WASTE Management is closing its recycling depot here at the end of March, citing the expense of running a no-charge service.
“We gave it a good shot but in the end, we just couldn’t do it,” Waste Management official Jay Maybin said last week.
Waste Management did not charge a fee to use the depot and did not receive a subsidy or financial support from anyone else.
The depot, a collection of large, marked bins in an enclosure right beside Waste Management’s compound near Irly Builders/Timber Mart, was opened about 11 months ago.
There was no employee at the depot location and it was up to users to place the right material in the right bin. Paper, cardboard and plastics were accepted but glass was not. A separate bin placed by Allen’s Scrap and Salvage took tin and metals. It replaced a pilot project run and paid for by the city that was located on the old Co-op property.
Although there were costs absorbed by having to separate recyclable material from garbage at times, Maybin said the biggest expense was the cost of fuel to transport material to a place where it could be handled.
“Diesel is now more expensive than gas,” said Maybin of transportation costs.
Maybin said it was very rare to operate a free recycling service anywhere and that the Waste Management depot here is the only one of its kind in the province.

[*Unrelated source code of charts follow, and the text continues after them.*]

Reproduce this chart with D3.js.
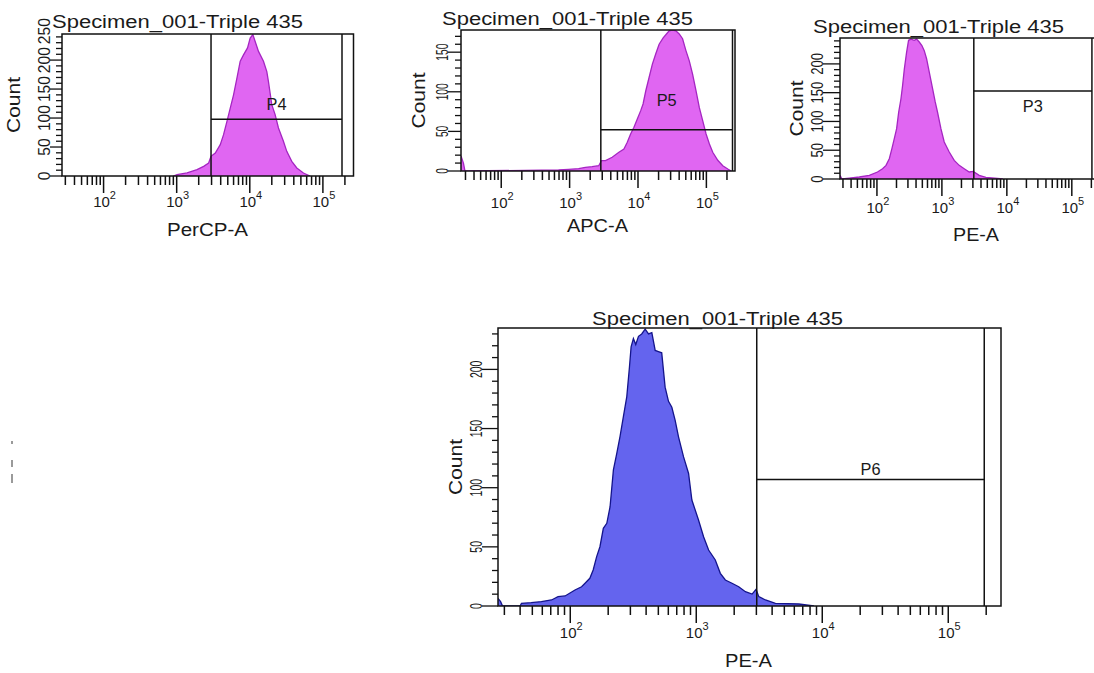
<!DOCTYPE html>
<html>
<head>
<meta charset="utf-8">
<script src="https://cdnjs.cloudflare.com/ajax/libs/d3/7.8.5/d3.min.js"></script>
<style>
  body { margin: 0; background: #fff; }
  svg { display: block; font-family: "Liberation Sans", Arial, sans-serif; fill: #1a1a1a; }
</style>
</head>
<body>
<div id="chart"></div>
<script>
// Define the width and height of the SVG
const width = 1094;
const height = 673;

// Histogram data: channel value -> event count
const perCpValues = [900, 1012, 1386, 1897, 2339, 2737, 2946, 3373, 3945, 4377, 4871, 5404, 5998, 6668, 7396, 8205,
  9311, 10122, 11015, 11846, 13149, 15385, 17096, 17997, 19994, 22206, 24669, 28844, 32054, 37510, 43952, 54128, 66681];
const perCpCounts = [0, 2.3, 5.2, 10.9, 16.7, 22.4, 33.9, 39.7, 54, 71.3, 94.3, 117, 140, 169, 198, 209,
  221, 238, 244, 232, 215, 198, 180, 163, 123, 106, 82.8, 59.8, 42.5, 25.3, 13.8, 5.2, 0];

const apcValues = [25.8, 28, 29.5, 689, 966, 1355, 1700, 2130, 2667, 2922, 3350, 4192, 5256, 6226, 6970,
  7800, 8730, 9770, 10960, 11860, 12980, 14520, 16230, 18200, 20370, 23330, 26080, 28580, 31990, 35810,
  40090, 44870, 50230, 56230, 62950, 70590, 78900, 88310, 99000, 110700, 123900, 146700, 173600, 205700, 230300];
const apcCounts = [19, 10, 0, 1.3, 2.1, 2.9, 4.6, 5.5, 6.7, 13, 13, 17.3, 23.6, 27.8, 36.2,
  46.7, 55.1, 65.7, 76.2, 84.6, 101, 118, 135, 148, 160, 168, 173, 177, 178, 177,
  173, 167, 152, 139, 122, 101, 80, 63.5, 46.7, 34, 23.6, 13.5, 6.7, 2.5, 0];

const peSmallValues = [27, 29, 37.5, 53.5, 76.3, 102, 122, 138, 155, 170, 185, 201, 216, 234, 248, 264, 286, 307,
  334, 375, 408, 448, 492, 535, 581, 638, 719, 789, 857, 966, 1086, 1297, 1549, 1847, 2205, 2633, 3033,
  3753, 4753, 6500, 8670];
const peSmallCounts = [6.4, 0, 1.7, 3.5, 6.4, 12.2, 17.9, 23.7, 35.3, 52.7, 70, 87.4, 116, 139, 162, 191, 220, 241,
  243, 241, 243, 238, 232, 223, 209, 186, 157, 134, 116, 87.4, 64.3, 46.9, 32.4, 23.7, 17.9, 12.2, 13.3,
  6.4, 2.9, 1.5, 0];

const peBigValues = [26.7, 28, 29, 40, 41, 49, 59, 71, 80, 91, 109, 123, 131, 143, 152, 162, 172, 183, 195, 207,
  220, 234, 248, 264, 281, 295, 304, 317, 331, 348, 369, 393, 418, 444, 472, 501, 532, 566, 602, 640,
  680, 723, 793, 869, 923, 1042, 1143, 1253, 1416, 1552, 1702, 1921, 2172, 2455, 2773, 2984, 3135, 3542,
  4250, 6510, 8580];
const peBigCounts = [6.5, 3.7, 0, 0, 2.3, 2.8, 3.7, 5.1, 7.9, 8.5, 13.5, 16.3, 19.2, 23.4, 30.4, 41.7, 50.1, 65.7, 69.9, 83.9,
  115, 129, 143, 160, 177, 202, 219, 226, 221, 228, 230, 234, 230, 231, 216, 215, 214, 185, 173, 168,
  157, 143, 126, 112, 89.6, 72.7, 58.6, 47.3, 38.9, 27.6, 22, 19.2, 16.3, 12.1, 10.1, 14.1, 7.9, 5.1,
  2.3, 1.7, 0];

// Per-plot texts, axis maxima and gates
const titles = ["Specimen_001-Triple 435", "Specimen_001-Triple 435", "Specimen_001-Triple 435", "Specimen_001-Triple 435"];
const xLabels = ["PerCP-A", "APC-A", "PE-A", "PE-A"];
const xMins = [27, 25.8, 27, 26.7];
const xMax = 262144;
const yMaxes = [245, 178, 245, 235];
const yLabelMaxes = [250, 150, 200, 200];
const gateNames = ["P4", "P5", "P3", "P6"];
const gateLows = [2950, 2860, 3100, 3020];
const gateHighs = [182500, 241000, 204000, 193000];
const gateLevels = [98, 52, 153, 107];
const gateLabelLevels = [114, 82, 116, 111];

const seriesValues = [perCpValues, apcValues, peSmallValues, peBigValues];
const seriesCounts = [perCpCounts, apcCounts, peSmallCounts, peBigCounts];

// Layout / style of each plot (pixels)
const layouts = [
  { l: 62, t: 34, r: 353.5, b: 176, titleX: 52, titleY: 28, tickY: 207, labelX: 207.5, labelY: 236, labelW: 81,
    countX: 20, yLabOff: 12, digitW: 8.7, fill: "#e066f2", stroke: "#a526c2" },
  { l: 461, t: 30, r: 735, b: 171, titleX: 442, titleY: 25, tickY: 208, labelX: 597.5, labelY: 232, labelW: 61,
    countX: 425, yLabOff: 13, digitW: 5.7, fill: "#e066f2", stroke: "#a526c2" },
  { l: 840, t: 38, r: 1099, b: 179, titleX: 813, titleY: 33, tickY: 213, labelX: 976, labelY: 241, labelW: 46,
    countX: 803, yLabOff: 17, digitW: 7.3, fill: "#e066f2", stroke: "#a526c2" },
  { l: 498, t: 328, r: 1001, b: 606, titleX: 592, titleY: 325, tickY: 638, labelX: 748.5, labelY: 667, labelW: 47,
    countX: 462, yLabOff: 16, digitW: 5.8, fill: "#6464ee", stroke: "#14148c" }
];

// Append the SVG to the container
const svg = d3.select("#chart")
  .append("svg")
  .attr("width", width)
  .attr("height", height);

svg.append("rect").attr("width", width).attr("height", height).attr("fill", "#fff");

layouts.forEach((lay, i) => {
  const g = svg.append("g");

  const x = d3.scaleLog().domain([xMins[i], xMax]).range([lay.l, lay.r]);
  const y = d3.scaleLinear().domain([0, yMaxes[i]]).range([lay.b, lay.t]);

  const data = seriesValues[i].map((v, k) => ({ v: v, c: seriesCounts[i][k] }));

  // clip the histogram to the plot box
  const clipId = "clip" + i;
  svg.append("clipPath").attr("id", clipId)
    .append("rect")
    .attr("x", lay.l).attr("y", lay.t)
    .attr("width", lay.r - lay.l).attr("height", lay.b - lay.t);

  const area = d3.area()
    .x(d => x(d.v))
    .y0(y(0))
    .y1(d => y(d.c));
  const line = d3.line()
    .x(d => x(d.v))
    .y(d => y(d.c));

  g.append("path")
    .datum(data)
    .attr("clip-path", `url(#${clipId})`)
    .attr("d", area)
    .attr("fill", lay.fill);
  g.append("path")
    .datum(data)
    .attr("clip-path", `url(#${clipId})`)
    .attr("d", line)
    .attr("fill", "none")
    .attr("stroke", lay.stroke)
    .attr("stroke-width", 1.3);

  // plot box
  g.append("rect")
    .attr("x", lay.l).attr("y", lay.t)
    .attr("width", lay.r - lay.l).attr("height", lay.b - lay.t)
    .attr("fill", "none")
    .attr("stroke", "#111")
    .attr("stroke-width", 1.5);

  // gate: two verticals and a horizontal bar
  const gx0 = x(gateLows[i]), gx1 = x(gateHighs[i]);
  [gx0, gx1].forEach(gx => {
    g.append("line")
      .attr("x1", gx).attr("x2", gx)
      .attr("y1", lay.t).attr("y2", lay.b)
      .attr("stroke", "#111").attr("stroke-width", 1.5);
  });
  g.append("line")
    .attr("x1", gx0).attr("x2", gx1)
    .attr("y1", y(gateLevels[i])).attr("y2", y(gateLevels[i]))
    .attr("stroke", "#111").attr("stroke-width", 1.5);
  g.append("text")
    .attr("x", (gx0 + gx1) / 2)
    .attr("y", y(gateLabelLevels[i]))
    .attr("text-anchor", "middle")
    .attr("font-size", 16)
    .attr("textLength", 20)
    .attr("lengthAdjust", "spacingAndGlyphs")
    .text(gateNames[i]);

  // x ticks on the log axis
  const xTicks = [];
  for (let n = 1; n <= 5; n++) {
    for (let k = 1; k <= 9; k++) {
      const v = k * Math.pow(10, n);
      if (v >= xMins[i] && v <= xMax) xTicks.push({ v: v, major: k === 1, n: n });
    }
  }
  g.selectAll(".xt")
    .data(xTicks)
    .enter()
    .append("line")
    .attr("x1", d => x(d.v)).attr("x2", d => x(d.v))
    .attr("y1", lay.b).attr("y2", d => lay.b + (d.major ? 17 : 9))
    .attr("stroke", "#111").attr("stroke-width", 1.5);

  const xLab = g.selectAll(".xl")
    .data(xTicks.filter(d => d.major))
    .enter()
    .append("text")
    .attr("x", d => x(d.v) + 1)
    .attr("y", lay.tickY)
    .attr("text-anchor", "middle")
    .attr("font-size", 15);
  xLab.append("tspan").text("10");
  xLab.append("tspan").attr("dy", -8).attr("font-size", 11).text(d => d.n);

  // y ticks every 10 counts, labels every 50
  const yTicks = d3.range(0, yMaxes[i] + 0.1, 10);
  g.selectAll(".yt")
    .data(yTicks)
    .enter()
    .append("line")
    .attr("x1", d => lay.l - (d % 50 === 0 ? lay.yLabOff : 6)).attr("x2", lay.l)
    .attr("y1", d => y(d)).attr("y2", d => y(d))
    .attr("stroke", "#111").attr("stroke-width", 1.3);

  g.selectAll(".yl")
    .data(d3.range(0, yLabelMaxes[i] + 1, 50))
    .enter()
    .append("text")
    .attr("transform", d => `translate(${lay.l - lay.yLabOff},${y(d)}) rotate(-90)`)
    .attr("text-anchor", "middle")
    .attr("font-size", 17)
    .attr("textLength", d => String(d).length * lay.digitW)
    .attr("lengthAdjust", "spacingAndGlyphs")
    .text(d => d);

  // titles and axis names
  g.append("text")
    .attr("x", lay.titleX).attr("y", lay.titleY)
    .attr("font-size", 18)
    .attr("textLength", 251)
    .attr("lengthAdjust", "spacingAndGlyphs")
    .text(titles[i]);

  g.append("text")
    .attr("x", lay.labelX).attr("y", lay.labelY)
    .attr("text-anchor", "middle")
    .attr("font-size", 18)
    .attr("textLength", lay.labelW)
    .attr("lengthAdjust", "spacingAndGlyphs")
    .text(xLabels[i]);

  g.append("text")
    .attr("transform", `translate(${lay.countX},${(lay.t + lay.b) / 2}) rotate(-90)`)
    .attr("text-anchor", "middle")
    .attr("font-size", 18)
    .attr("textLength", 56)
    .attr("lengthAdjust", "spacingAndGlyphs")
    .text("Count");
});

// faint leftover marks at the left edge of the picture
[[441, 3], [460, 7], [474, 9]].forEach(([top, h]) => {
  svg.append("rect").attr("x", 11).attr("y", top).attr("width", 2).attr("height", h).attr("fill", "#9a9a9a");
});
</script>
</body>
</html>
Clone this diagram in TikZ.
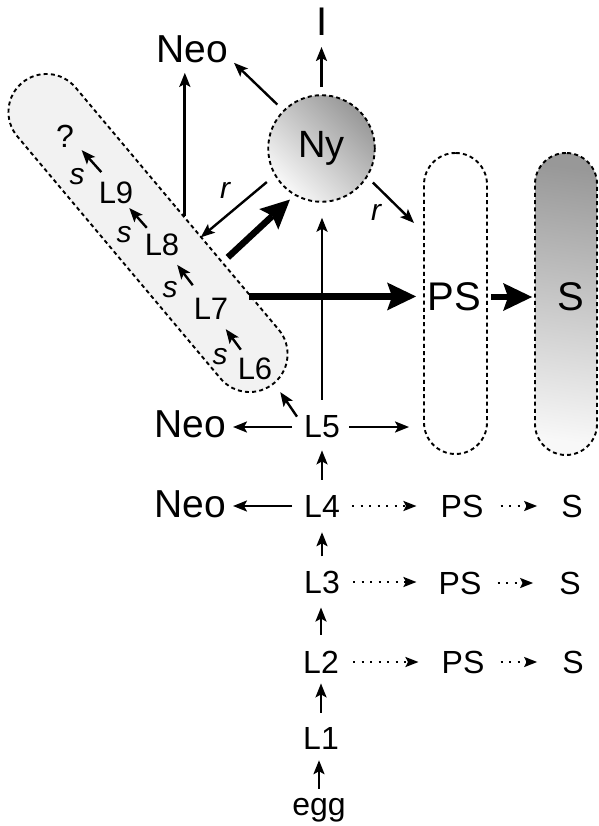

The city’s pilot project, in which it hired Geier Waste to haul recyclables to the Do-Your-Part private recycling depot in Thornhill, cost the city $70,000 a year.
Maybin said Waste Management’s free service was also an attempt to expand the company’s name in the area.
“We very much want to be a community partner,” he said.
Waste Management will continue to recycle cardboard collected from commercial clients, something it has been doing for years here, Maybin said.
City administrator Heather Avison said the city is disappointed by the news.
“It is a service to the community and it was fairly well utilized, but if Waste Management could not make a business case to keep operating, that’s their decision,” she said.
Although the Waste Management depot replaced the city’s pilot project, Avison said there is no contract between the company and the city and there is no monetary support by the city. The city has no immediate plans to open a recycling depot, she added.
“Council will need some opportunity to consider what’s involved,” said Avison. What is happening, Avison continued, is a change next year in how waste is treated.
Producers of packaging and paper and stores that sell products using packaging and paper will become directly financially responsible for resulting recycling costs.
That’s going to change the way garbage and waste now being picked up by local governments is handled.
“We’re going to need the time to regroup and get a sense of exactly what that means,” said Avison.
The changes to paper and packaging recycling costs coming next year is called extended producer responsibility.
In this area, the effort to reduce what ends up in landfills includes the city and the regional district. Maybin from Waste Management said it has every intention on bidding for whatever paper and packaging handling plan emerges here.